** start **
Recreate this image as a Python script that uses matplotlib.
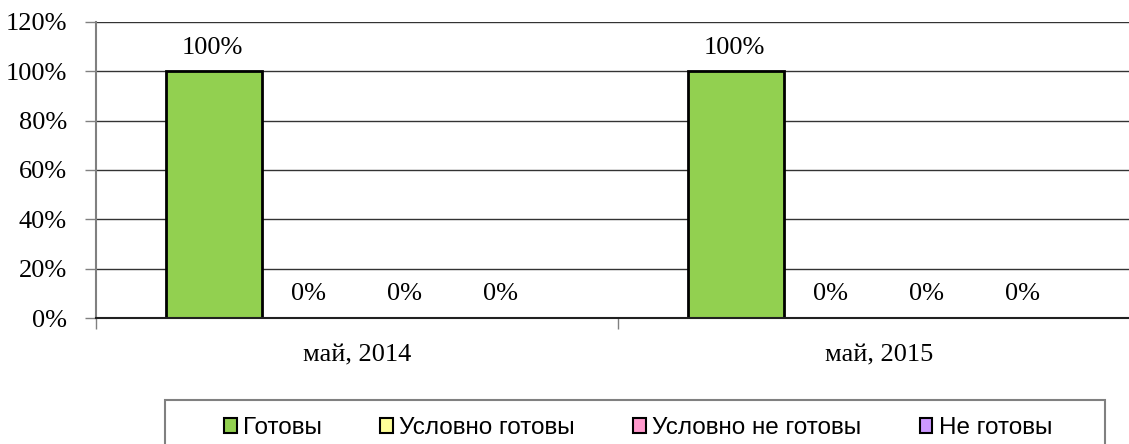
** end **
** start **
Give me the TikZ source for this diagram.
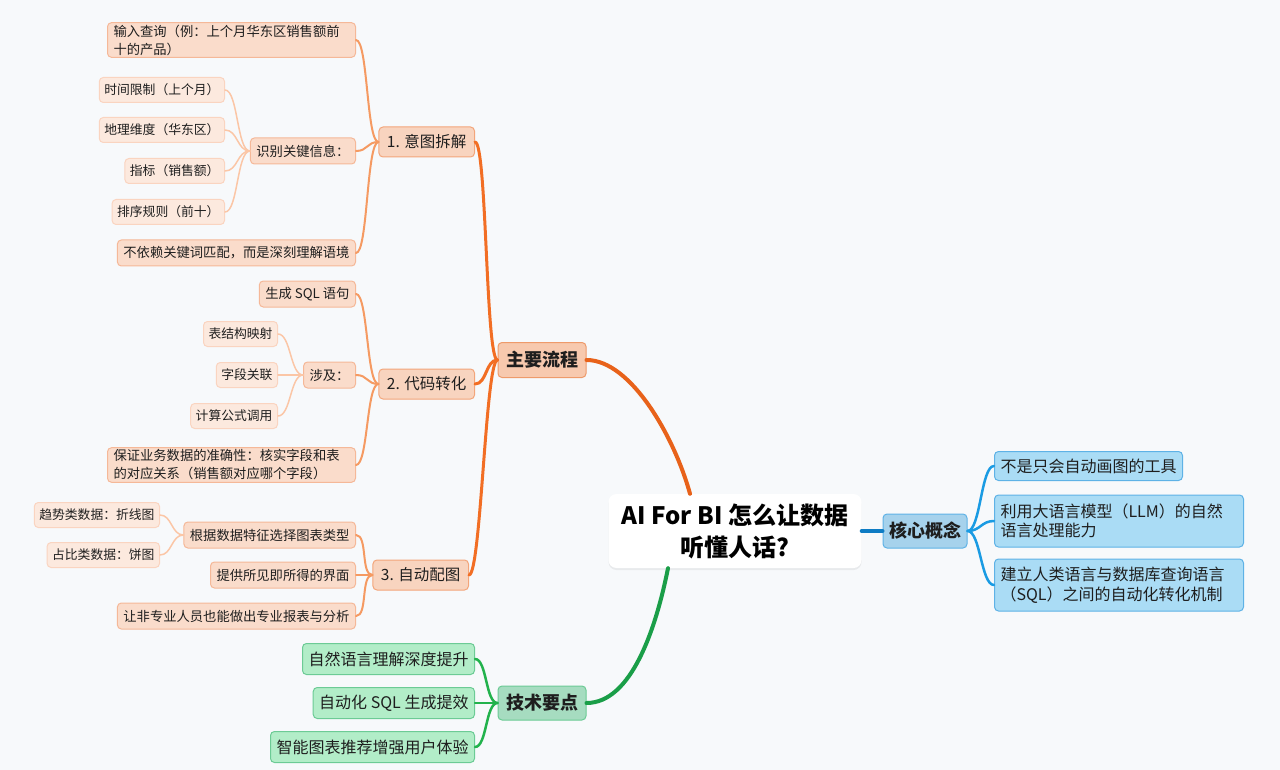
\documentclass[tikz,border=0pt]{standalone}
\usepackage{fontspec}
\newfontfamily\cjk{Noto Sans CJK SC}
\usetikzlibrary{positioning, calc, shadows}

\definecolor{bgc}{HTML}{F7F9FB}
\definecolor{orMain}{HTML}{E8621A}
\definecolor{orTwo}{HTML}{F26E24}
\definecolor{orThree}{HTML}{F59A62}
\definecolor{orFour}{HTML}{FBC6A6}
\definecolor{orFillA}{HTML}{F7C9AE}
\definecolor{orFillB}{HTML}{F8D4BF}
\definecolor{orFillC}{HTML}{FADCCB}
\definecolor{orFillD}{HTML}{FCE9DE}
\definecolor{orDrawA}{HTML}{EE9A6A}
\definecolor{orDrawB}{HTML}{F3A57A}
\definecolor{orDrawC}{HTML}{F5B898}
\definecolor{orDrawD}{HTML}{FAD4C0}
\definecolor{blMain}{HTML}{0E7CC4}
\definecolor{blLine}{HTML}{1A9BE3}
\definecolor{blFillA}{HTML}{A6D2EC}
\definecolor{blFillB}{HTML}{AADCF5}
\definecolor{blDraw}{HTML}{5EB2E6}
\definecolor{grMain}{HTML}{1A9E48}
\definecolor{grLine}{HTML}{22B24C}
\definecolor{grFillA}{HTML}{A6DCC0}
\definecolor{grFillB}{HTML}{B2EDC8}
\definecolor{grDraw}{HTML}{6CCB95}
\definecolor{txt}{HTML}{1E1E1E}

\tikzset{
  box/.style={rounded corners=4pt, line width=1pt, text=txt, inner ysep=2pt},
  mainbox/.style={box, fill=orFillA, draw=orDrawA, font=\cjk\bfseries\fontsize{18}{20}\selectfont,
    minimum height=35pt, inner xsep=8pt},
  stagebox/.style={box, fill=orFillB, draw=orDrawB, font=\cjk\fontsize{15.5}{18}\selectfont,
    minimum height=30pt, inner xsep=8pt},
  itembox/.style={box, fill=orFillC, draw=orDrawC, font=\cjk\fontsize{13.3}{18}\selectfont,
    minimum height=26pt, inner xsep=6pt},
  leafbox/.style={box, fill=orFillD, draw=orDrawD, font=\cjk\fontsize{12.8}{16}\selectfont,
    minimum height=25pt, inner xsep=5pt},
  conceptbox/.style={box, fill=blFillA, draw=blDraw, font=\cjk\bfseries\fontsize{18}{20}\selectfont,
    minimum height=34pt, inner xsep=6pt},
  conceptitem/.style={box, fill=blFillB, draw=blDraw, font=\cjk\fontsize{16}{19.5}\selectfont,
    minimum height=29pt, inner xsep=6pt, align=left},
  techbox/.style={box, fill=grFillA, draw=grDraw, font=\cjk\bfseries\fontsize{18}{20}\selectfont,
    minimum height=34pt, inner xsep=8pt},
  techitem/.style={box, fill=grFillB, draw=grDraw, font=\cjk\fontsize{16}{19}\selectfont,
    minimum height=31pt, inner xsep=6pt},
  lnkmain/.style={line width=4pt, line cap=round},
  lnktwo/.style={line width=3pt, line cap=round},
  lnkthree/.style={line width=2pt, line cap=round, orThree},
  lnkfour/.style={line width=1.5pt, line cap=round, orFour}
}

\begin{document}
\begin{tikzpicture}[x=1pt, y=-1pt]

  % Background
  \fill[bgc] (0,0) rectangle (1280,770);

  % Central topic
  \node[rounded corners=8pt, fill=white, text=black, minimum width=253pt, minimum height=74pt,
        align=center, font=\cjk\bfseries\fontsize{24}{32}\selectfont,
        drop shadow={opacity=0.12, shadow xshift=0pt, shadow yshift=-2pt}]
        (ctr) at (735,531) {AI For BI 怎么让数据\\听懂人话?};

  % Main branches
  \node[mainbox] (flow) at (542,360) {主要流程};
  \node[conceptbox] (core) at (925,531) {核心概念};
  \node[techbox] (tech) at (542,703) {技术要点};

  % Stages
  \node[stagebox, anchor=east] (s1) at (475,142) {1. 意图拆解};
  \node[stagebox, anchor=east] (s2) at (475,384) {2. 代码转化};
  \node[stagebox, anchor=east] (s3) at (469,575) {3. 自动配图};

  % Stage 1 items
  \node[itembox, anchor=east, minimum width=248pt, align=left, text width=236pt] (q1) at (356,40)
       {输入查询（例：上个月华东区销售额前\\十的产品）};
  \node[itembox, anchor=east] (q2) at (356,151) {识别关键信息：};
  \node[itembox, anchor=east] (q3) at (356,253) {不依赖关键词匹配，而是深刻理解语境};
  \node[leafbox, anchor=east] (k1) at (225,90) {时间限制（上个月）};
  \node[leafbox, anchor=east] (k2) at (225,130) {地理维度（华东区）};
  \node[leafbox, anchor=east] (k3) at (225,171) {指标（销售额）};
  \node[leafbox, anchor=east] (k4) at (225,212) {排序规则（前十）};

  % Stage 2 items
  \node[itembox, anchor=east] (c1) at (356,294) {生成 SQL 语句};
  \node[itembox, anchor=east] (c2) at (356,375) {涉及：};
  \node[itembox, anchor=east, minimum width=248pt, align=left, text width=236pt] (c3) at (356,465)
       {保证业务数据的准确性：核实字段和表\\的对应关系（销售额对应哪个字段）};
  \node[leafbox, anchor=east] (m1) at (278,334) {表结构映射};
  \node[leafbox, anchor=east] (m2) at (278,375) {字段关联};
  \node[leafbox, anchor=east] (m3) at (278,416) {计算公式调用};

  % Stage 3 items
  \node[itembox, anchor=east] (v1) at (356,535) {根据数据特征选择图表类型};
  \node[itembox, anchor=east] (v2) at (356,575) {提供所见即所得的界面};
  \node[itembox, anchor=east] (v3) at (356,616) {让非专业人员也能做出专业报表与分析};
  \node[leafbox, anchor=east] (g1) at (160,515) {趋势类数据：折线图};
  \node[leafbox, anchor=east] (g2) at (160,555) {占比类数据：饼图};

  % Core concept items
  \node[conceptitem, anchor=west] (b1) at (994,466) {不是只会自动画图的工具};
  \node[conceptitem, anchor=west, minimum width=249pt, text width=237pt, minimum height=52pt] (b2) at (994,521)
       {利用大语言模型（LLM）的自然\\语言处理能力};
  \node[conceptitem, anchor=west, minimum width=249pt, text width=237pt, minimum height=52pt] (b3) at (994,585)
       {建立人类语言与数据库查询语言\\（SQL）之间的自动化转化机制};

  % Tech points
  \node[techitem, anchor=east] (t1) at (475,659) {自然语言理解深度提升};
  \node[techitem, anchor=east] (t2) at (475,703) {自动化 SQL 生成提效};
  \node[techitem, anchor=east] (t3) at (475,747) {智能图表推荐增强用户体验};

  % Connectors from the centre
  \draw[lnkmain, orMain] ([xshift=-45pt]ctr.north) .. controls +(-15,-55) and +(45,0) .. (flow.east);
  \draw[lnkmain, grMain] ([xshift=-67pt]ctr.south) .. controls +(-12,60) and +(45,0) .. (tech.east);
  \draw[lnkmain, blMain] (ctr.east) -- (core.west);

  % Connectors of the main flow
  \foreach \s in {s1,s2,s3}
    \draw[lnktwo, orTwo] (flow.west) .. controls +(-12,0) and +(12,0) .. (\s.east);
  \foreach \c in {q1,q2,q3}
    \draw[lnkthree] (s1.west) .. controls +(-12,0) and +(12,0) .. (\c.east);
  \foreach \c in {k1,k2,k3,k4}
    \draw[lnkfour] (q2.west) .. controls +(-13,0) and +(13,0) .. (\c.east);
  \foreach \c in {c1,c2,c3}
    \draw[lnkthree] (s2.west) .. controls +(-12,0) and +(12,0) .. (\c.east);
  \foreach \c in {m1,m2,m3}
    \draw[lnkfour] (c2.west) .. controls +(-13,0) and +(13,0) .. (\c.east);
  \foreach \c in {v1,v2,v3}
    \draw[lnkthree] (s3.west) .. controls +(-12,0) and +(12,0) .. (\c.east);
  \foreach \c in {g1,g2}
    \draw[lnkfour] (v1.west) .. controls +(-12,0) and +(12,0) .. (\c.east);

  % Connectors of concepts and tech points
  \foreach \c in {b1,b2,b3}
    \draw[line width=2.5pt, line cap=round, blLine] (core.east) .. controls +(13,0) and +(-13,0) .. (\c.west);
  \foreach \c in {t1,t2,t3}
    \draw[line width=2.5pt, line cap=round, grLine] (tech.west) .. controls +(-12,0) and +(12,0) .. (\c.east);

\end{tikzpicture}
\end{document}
** end **
### [Problem statement]
Look over the records above and copy each line that includes the string "this".

### [Exercise output]
Recreate this image as a Python script that uses matplotlib.
Give me the TikZ source for this diagram.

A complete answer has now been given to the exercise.